__ENTRIES PROVIDED__

— Start —

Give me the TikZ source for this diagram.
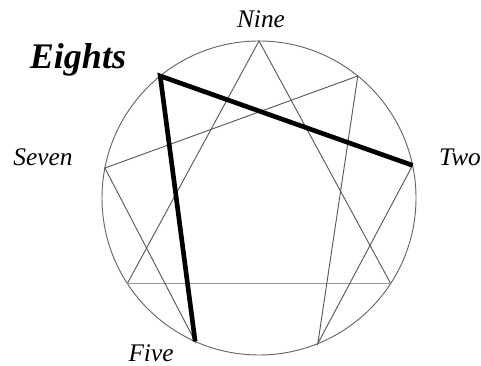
\documentclass[tikz,border=0pt]{standalone}
\usepackage{fontspec}
\setmainfont{Liberation Serif}
\usepackage{tikz}
\tikzset{
    ring/.style={draw=black!60, line width=0.7pt},
    chord/.style={draw=black!65, line width=0.7pt},
    base/.style={draw=black!40, line width=0.8pt},
    arm/.style={draw=black, line width=3.5pt, line cap=butt, line join=miter},
    pointlabel/.style={font=\fontsize{19}{19}\selectfont\itshape, anchor=base},
    typelabel/.style={font=\fontsize{27}{27}\selectfont\bfseries\itshape, anchor=base},
}
\begin{document}
\begin{tikzpicture}[x=0.75pt, y=0.75pt]
    \useasboundingbox (0,0) rectangle (481,366);
    % --- circle and its nine points ---
    \coordinate (c) at (259,168);
    \draw[ring] (c) circle (157);
    \foreach \n/\a in {9/90, 1/51, 2/12, 3/-33, 4/-68, 5/-114, 6/-147, 7/169, 8/129}
        \path (c) ++(\a:157) coordinate (p\n);
    % --- inner lines ---
    \draw[chord] (p3) -- (p9) -- (p6);
    \draw[base] (p6) -- (p3);
    \draw[chord] (p1) -- (p4) -- (p2) -- (p8) -- (p5) -- (p7) -- cycle;
    % --- lines of the eight ---
    \draw[arm] (p2) -- (p8) -- (p5);
    % --- labels ---
    \node[pointlabel] (nine) at (261,338) {Nine};
    \node[pointlabel] (two) at (460,200) {Two};
    \node[pointlabel] (five) at (151,4) {Five};
    \node[pointlabel] (seven) at (43,200) {Seven};
    \node[typelabel] (eights) at (78,297) {Eights};
\end{tikzpicture}
\end{document}
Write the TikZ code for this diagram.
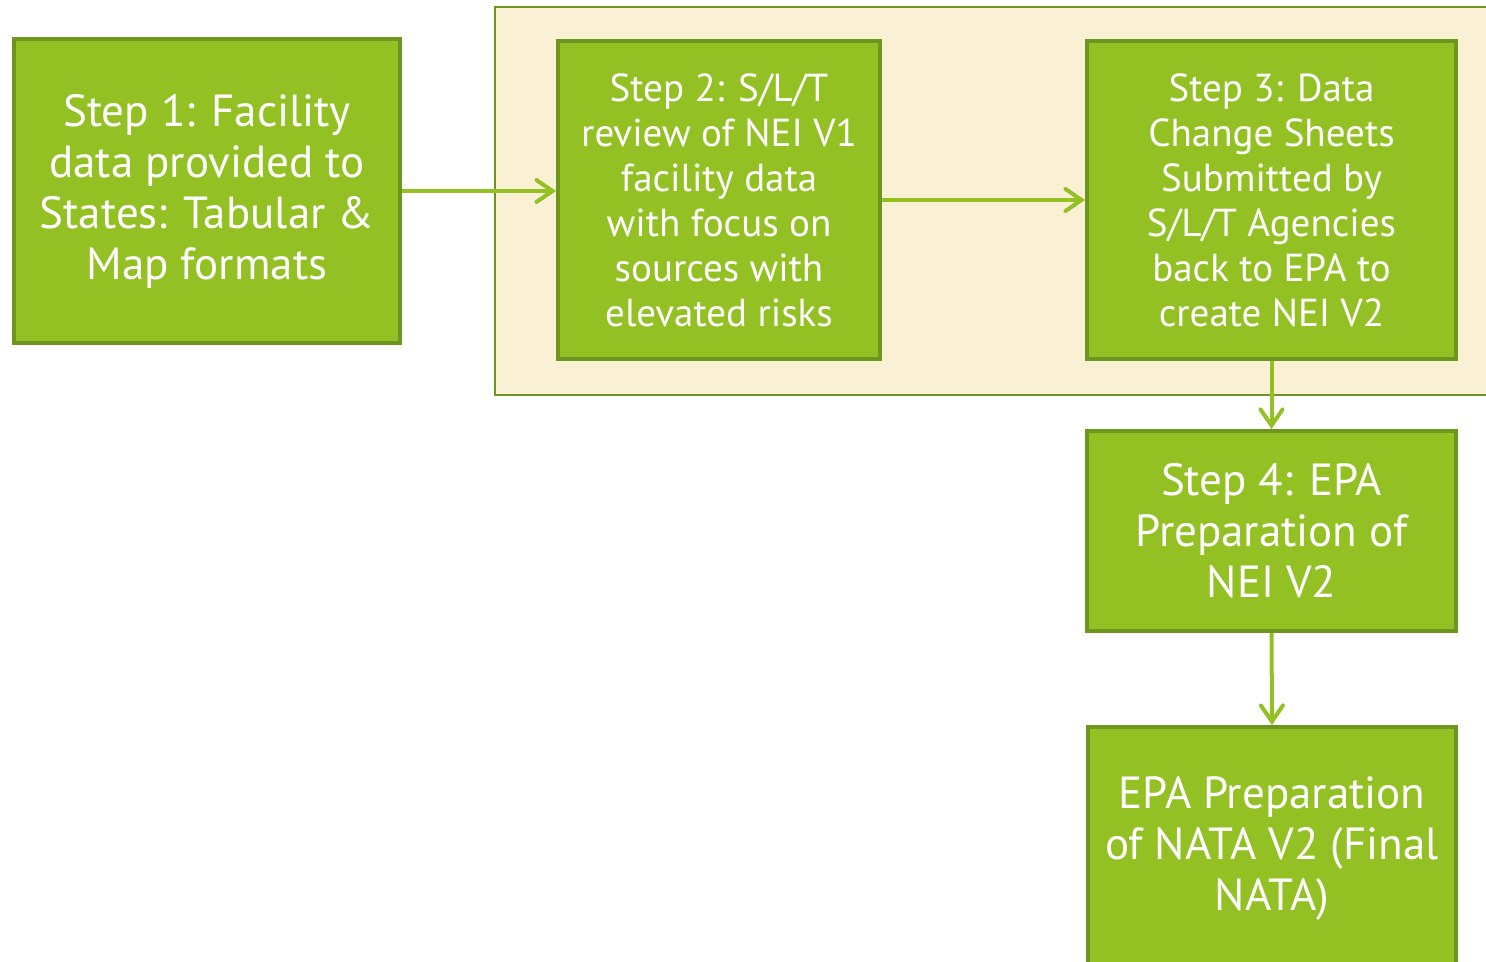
\documentclass[tikz,border=0pt]{standalone}
\usepackage{fontspec}
\setmainfont{PT Sans}
\usetikzlibrary{arrows.meta, positioning}
\definecolor{boxgreen}{HTML}{93C123}
\definecolor{edgegreen}{HTML}{6E951D}
\definecolor{cream}{HTML}{FAF0D3}
\tikzset{
  stepbox/.style={draw=edgegreen, fill=boxgreen, line width=2pt, text=white, align=center, inner sep=0pt},
  bigtext/.style={font=\fontsize{22.5}{25.5}\selectfont},
  smalltext/.style={font=\fontsize{19.5}{22.5}\selectfont},
  flow/.style={draw=boxgreen, line width=2pt, -{Straight Barb[length=8pt, width=11pt, line cap=round]}}
}

\begin{document}
\begin{tikzpicture}[x=0.5pt, y=-0.5pt]
\clip (0, 0) rectangle (1486, 962);
\fill[white] (0, 0) rectangle (1486, 962);
\node[draw=edgegreen, fill=cream, line width=1pt, minimum width=499pt, minimum height=194pt, inner sep=0pt] (group) at (994, 201) {};
\node[stepbox, bigtext, minimum width=193pt, minimum height=152pt] (s1) at (207, 191) {Step 1: Facility\\data provided to\\States: Tabular \&\\Map formats};
\node[stepbox, smalltext, minimum width=161pt, minimum height=159pt] (s2) at (719, 200) {Step 2: S/L/T\\review of NEI V1\\facility data\\with focus on\\sources with\\elevated risks};
\node[stepbox, smalltext, minimum width=184.5pt, minimum height=159pt] (s3) at (1271.5, 200) {Step 3: Data\\Change Sheets\\Submitted by\\S/L/T Agencies\\back to EPA to\\create NEI V2};
\node[stepbox, bigtext, minimum width=184.5pt, minimum height=100pt] (s4) at (1271.5, 531) {Step 4: EPA\\Preparation of\\NEI V2};
\node[stepbox, bigtext, minimum width=184pt, minimum height=121pt] (s5) at (1272, 848) {EPA Preparation\\of NATA V2 (Final\\NATA)};
\draw[flow] (s1.east) -- (s1.east -| s2.west);
\draw[flow] (s2.east) -- (s3.west);
\draw[flow] (s3.south) -- (s4.north);
\draw[flow] (s4.south) -- (s5.north);
\end{tikzpicture}
\end{document}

— End —

__PROBLEM REQUIREMENTS__
Leave out the pictures and print every line of the data exactly.

__RESULT OF THE TASK__
Give me the TikZ source for this diagram.
\documentclass[tikz,border=0pt]{standalone}
\usepackage{fontspec}
\setmainfont{Liberation Serif}
\usepackage{tikz}
\tikzset{
    ring/.style={draw=black!60, line width=0.7pt},
    chord/.style={draw=black!65, line width=0.7pt},
    base/.style={draw=black!40, line width=0.8pt},
    arm/.style={draw=black, line width=3.5pt, line cap=butt, line join=miter},
    pointlabel/.style={font=\fontsize{19}{19}\selectfont\itshape, anchor=base},
    typelabel/.style={font=\fontsize{27}{27}\selectfont\bfseries\itshape, anchor=base},
}
\begin{document}
\begin{tikzpicture}[x=0.75pt, y=0.75pt]
    \useasboundingbox (0,0) rectangle (481,366);
    % --- circle and its nine points ---
    \coordinate (c) at (259,168);
    \draw[ring] (c) circle (157);
    \foreach \n/\a in {9/90, 1/51, 2/12, 3/-33, 4/-68, 5/-114, 6/-147, 7/169, 8/129}
        \path (c) ++(\a:157) coordinate (p\n);
    % --- inner lines ---
    \draw[chord] (p3) -- (p9) -- (p6);
    \draw[base] (p6) -- (p3);
    \draw[chord] (p1) -- (p4) -- (p2) -- (p8) -- (p5) -- (p7) -- cycle;
    % --- lines of the eight ---
    \draw[arm] (p2) -- (p8) -- (p5);
    % --- labels ---
    \node[pointlabel] (nine) at (261,338) {Nine};
    \node[pointlabel] (two) at (460,200) {Two};
    \node[pointlabel] (five) at (151,4) {Five};
    \node[pointlabel] (seven) at (43,200) {Seven};
    \node[typelabel] (eights) at (78,297) {Eights};
\end{tikzpicture}
\end{document}
Write the TikZ code for this diagram.
\documentclass[tikz,border=0pt]{standalone}
\usepackage{fontspec}
\setmainfont{PT Sans}
\usetikzlibrary{arrows.meta, positioning}
\definecolor{boxgreen}{HTML}{93C123}
\definecolor{edgegreen}{HTML}{6E951D}
\definecolor{cream}{HTML}{FAF0D3}
\tikzset{
  stepbox/.style={draw=edgegreen, fill=boxgreen, line width=2pt, text=white, align=center, inner sep=0pt},
  bigtext/.style={font=\fontsize{22.5}{25.5}\selectfont},
  smalltext/.style={font=\fontsize{19.5}{22.5}\selectfont},
  flow/.style={draw=boxgreen, line width=2pt, -{Straight Barb[length=8pt, width=11pt, line cap=round]}}
}

\begin{document}
\begin{tikzpicture}[x=0.5pt, y=-0.5pt]
\clip (0, 0) rectangle (1486, 962);
\fill[white] (0, 0) rectangle (1486, 962);
\node[draw=edgegreen, fill=cream, line width=1pt, minimum width=499pt, minimum height=194pt, inner sep=0pt] (group) at (994, 201) {};
\node[stepbox, bigtext, minimum width=193pt, minimum height=152pt] (s1) at (207, 191) {Step 1: Facility\\data provided to\\States: Tabular \&\\Map formats};
\node[stepbox, smalltext, minimum width=161pt, minimum height=159pt] (s2) at (719, 200) {Step 2: S/L/T\\review of NEI V1\\facility data\\with focus on\\sources with\\elevated risks};
\node[stepbox, smalltext, minimum width=184.5pt, minimum height=159pt] (s3) at (1271.5, 200) {Step 3: Data\\Change Sheets\\Submitted by\\S/L/T Agencies\\back to EPA to\\create NEI V2};
\node[stepbox, bigtext, minimum width=184.5pt, minimum height=100pt] (s4) at (1271.5, 531) {Step 4: EPA\\Preparation of\\NEI V2};
\node[stepbox, bigtext, minimum width=184pt, minimum height=121pt] (s5) at (1272, 848) {EPA Preparation\\of NATA V2 (Final\\NATA)};
\draw[flow] (s1.east) -- (s1.east -| s2.west);
\draw[flow] (s2.east) -- (s3.west);
\draw[flow] (s3.south) -- (s4.north);
\draw[flow] (s4.south) -- (s5.north);
\end{tikzpicture}
\end{document}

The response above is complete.